I spent a couple of days adding a procedural splatting terrain texturing system, similar to the one I used in tower defence. However it does run slower than in the Unity version, I suspect gdscript is currently quite a bit slower in Godot (3.05) than C# in Unity.
As a result I've thought about pre-generating some terrain textures as .jpg, compressing them a lot and using them instead of doing it on the fly. This is an option, but I've left it procedural for the time being. The road and rivers are not needing the procedural system, so there is less area that needs doing, so I may get away with it. Certainly an advantage to procedural, as well as variety, is that I can change the terrain around buildings etc should I put them in.

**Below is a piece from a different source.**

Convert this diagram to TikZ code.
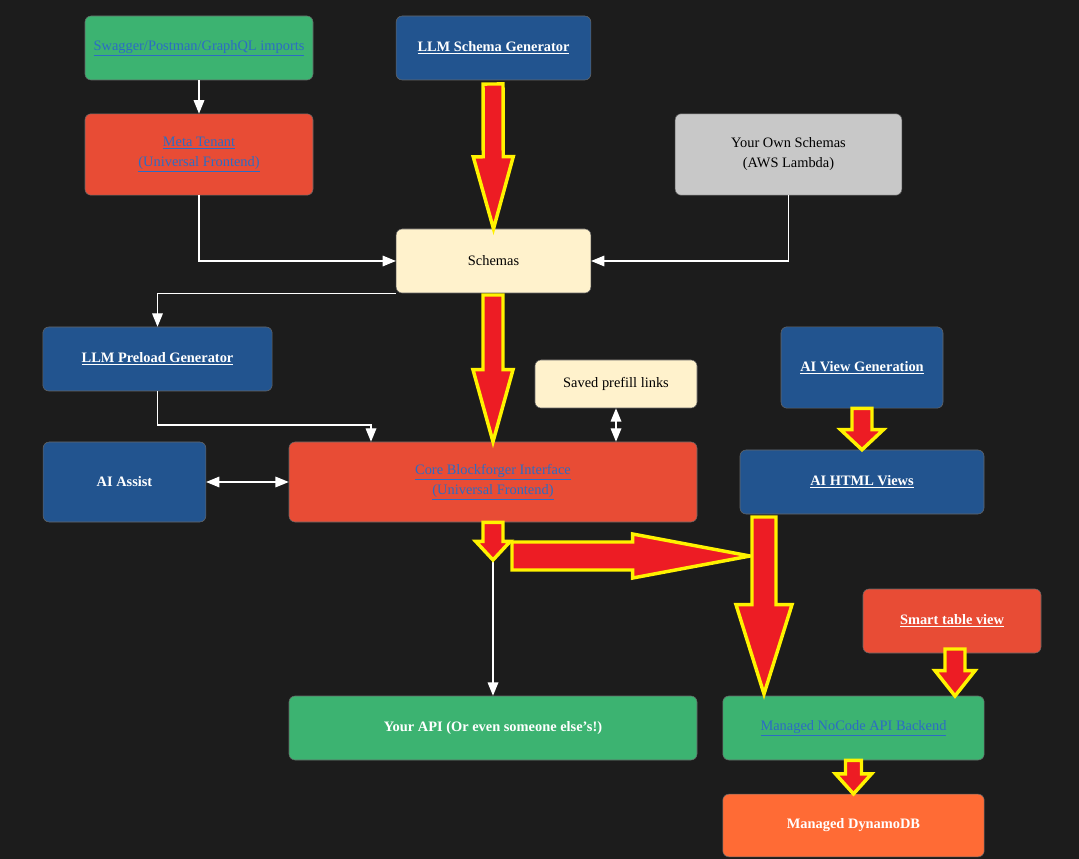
\documentclass[tikz,border=0pt]{standalone}
\usepackage{fontspec}
\setmainfont{Liberation Serif}
\usetikzlibrary{arrows.meta}
\usetikzlibrary{calc}
\definecolor{bgdark}{HTML}{1C1C1C}
\definecolor{boxgreen}{HTML}{3CB371}
\definecolor{boxblue}{HTML}{22548F}
\definecolor{boxred}{HTML}{E84C35}
\definecolor{boxgrey}{HTML}{C8C8C8}
\definecolor{boxcream}{HTML}{FFF2CC}
\definecolor{boxorange}{HTML}{FF6B35}
\definecolor{linkblue}{HTML}{2C6CC4}
\definecolor{arrred}{HTML}{ED1C24}
\definecolor{arryellow}{HTML}{FFF200}
\newcommand{\lnk}[1]{\underline{#1}}
\tikzset {
  % boxes
  box/.style = {
    draw = black!60,
    rounded corners = 4.5pt,
    align = center,
    inner sep = 0pt,
    font = \fontsize{10.8}{15}\selectfont
  },
  blue box/.style = {box, fill = boxblue, text = white, font = \fontsize{10.8}{15}\selectfont\bfseries},
  red box/.style = {box, fill = boxred, text = linkblue},
  green box/.style = {box, fill = boxgreen, text = linkblue},
  cream box/.style = {box, fill = boxcream, text = black},
  white text/.style = {text = white, font = \fontsize{10.8}{15}\selectfont\bfseries},
  % thin connectors
  link/.style = {
    draw = white,
    line width = 0.9pt,
    -{Triangle[width=8pt,length=10pt]}
  },
  both link/.style = {
    link,
    {Triangle[width=8pt,length=10pt]}-{Triangle[width=8pt,length=10pt]}
  },
  % big highlighted arrows
  bigarrow/.style = {
    draw = arryellow,
    fill = arrred,
    line width = 2.6pt,
    line join = miter
  }
}
\newcommand{\bigarrow}[5]{%
  \draw[bigarrow] let \p1 = #1, \p2 = #2,
    \n1 = {veclen(\x2-\x1,\y2-\y1)},
    \n2 = {atan2(\y2-\y1,\x2-\x1)} in
    [shift={(\p1)}, rotate=\n2]
    (0pt,-#3) -- (\n1-#5,-#3) -- (\n1-#5,-#4) -- (\n1,0pt)
    -- (\n1-#5,#4) -- (\n1-#5,#3) -- (0pt,#3) -- cycle;}

\begin{document}
\begin{tikzpicture}[x=0.75pt, y=-0.75pt]
  \fill[bgdark] (0,0) rectangle (1079,859);
  \useasboundingbox (0,0) rectangle (1079,859);

  \node[green box, minimum width=171pt, minimum height=48pt] (swagger) at (199,48) {\lnk{Swagger/Postman/GraphQL imports}};
  \node[blue box, minimum width=146pt, minimum height=48pt] (llmschema) at (493.5,48) {\lnk{LLM Schema Generator}};
  \node[red box, minimum width=171pt, minimum height=61pt] (meta) at (199,154.5) {\lnk{Meta Tenant}\\\lnk{(Universal Frontend)}};
  \node[box, fill=boxgrey, minimum width=170pt, minimum height=61pt] (own) at (788.5,154.5) {Your Own Schemas\\(AWS Lambda)};
  \node[cream box, minimum width=146pt, minimum height=48pt] (schemas) at (493.5,261) {Schemas};
  \node[blue box, minimum width=172pt, minimum height=48pt] (llmpreload) at (157.5,359) {\lnk{LLM Preload Generator}};
  \node[cream box, minimum width=121.5pt, minimum height=36pt] (prefill) at (616,384) {Saved prefill links};
  \node[blue box, minimum width=121.5pt, minimum height=61pt] (aiview) at (862,367.5) {\lnk{AI View Generation}};
  \node[blue box, minimum width=122pt, minimum height=60pt] (aiassist) at (124.5,482) {AI Assist};
  \node[red box, minimum width=306pt, minimum height=60pt] (core) at (493,482) {\lnk{Core Blockforger Interface}\\\lnk{(Universal Frontend)}};
  \node[blue box, minimum width=183pt, minimum height=48pt] (aihtml) at (862,482) {\lnk{AI HTML Views}};
  \node[red box, white text, minimum width=133.5pt, minimum height=48pt] (smart) at (952,621) {\lnk{Smart table view}};
  \node[green box, white text, minimum width=306pt, minimum height=48pt] (yourapi) at (493,728) {Your API (Or even someone else's!)};
  \node[green box, minimum width=196pt, minimum height=48pt] (nocode) at (853.5,728) {\lnk{Managed NoCode API Backend}};
  \node[box, fill=boxorange, white text, minimum width=196pt, minimum height=47pt] (dynamo) at (853.5,825.5) {Managed DynamoDB};

  \coordinate (preload-bend) at (371,425);

  \draw[link] (swagger) -- (meta);
  \draw[link] (meta.south) |- (schemas.west);
  \draw[link] (own.south) |- (schemas.east);
  \draw[link] (schemas.south west) -| (llmpreload.north);
  \draw[link] (llmpreload.south) |- (preload-bend) -- (preload-bend |- core.north);
  \draw[both link] (aiassist) -- (core);
  \draw[both link] (prefill.south) -- (prefill.south |- core.north);
  \draw[link] (core.south) -- (yourapi.north);

  \bigarrow{(493,84)}{(schemas.north)}{7.5pt}{15pt}{54pt}
  \bigarrow{(493,295)}{(core.north)}{7.5pt}{15pt}{54pt}
  \bigarrow{(aiview.south)}{(aihtml.north)}{7.5pt}{16pt}{15pt}
  \bigarrow{(core.south)}{(493,560)}{7.5pt}{13pt}{14pt}
  \bigarrow{(512,556)}{(750,556)}{10.5pt}{16.5pt}{88pt}
  \bigarrow{(764,517)}{(764,694)}{9pt}{21pt}{67pt}
  \bigarrow{(955,649)}{(955,696)}{7.5pt}{15pt}{19pt}
  \bigarrow{(nocode.south)}{(dynamo.north)}{6pt}{13.5pt}{15pt}
\end{tikzpicture}
\end{document}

I've started adding some more cameras too. You can now switch between a top down traditional ortho camera, and a perspective low down camera that follows the frog, and shows closeups where necessary.
I've added an easy way to layout each level, I specify the number of tiles of a type (grass, river, road at the moment), then for each row I can specify the type of traffic, speed etc.
And lastly I've been playing with the lighting, experimenting with the spotlight in godot, possibly for a nightmode. I don't know how it will affect performance if I do a mobile version, but certainly the spotlight is fun, and changes the gameplay a little as you sometimes can't see the vehicles coming. I've been thinking of putting a 'spyfrog' slant on things, and this lighting would work for a spy.
I still have to get around to thoroughly debugging the collision areas. I'll probably attach some visible bounding quads to each object to check the bound matches up with the visual rep, it's quite a bit off in some cases which is why you die jumping on certain bits of logs etc.
I will add lily pads soon, and have realised that if I make a snake, it can act just like any other bit of traffic, just moving on the grass.
I like it, fresh twist on a classic. The close up zoom is a nice effect too.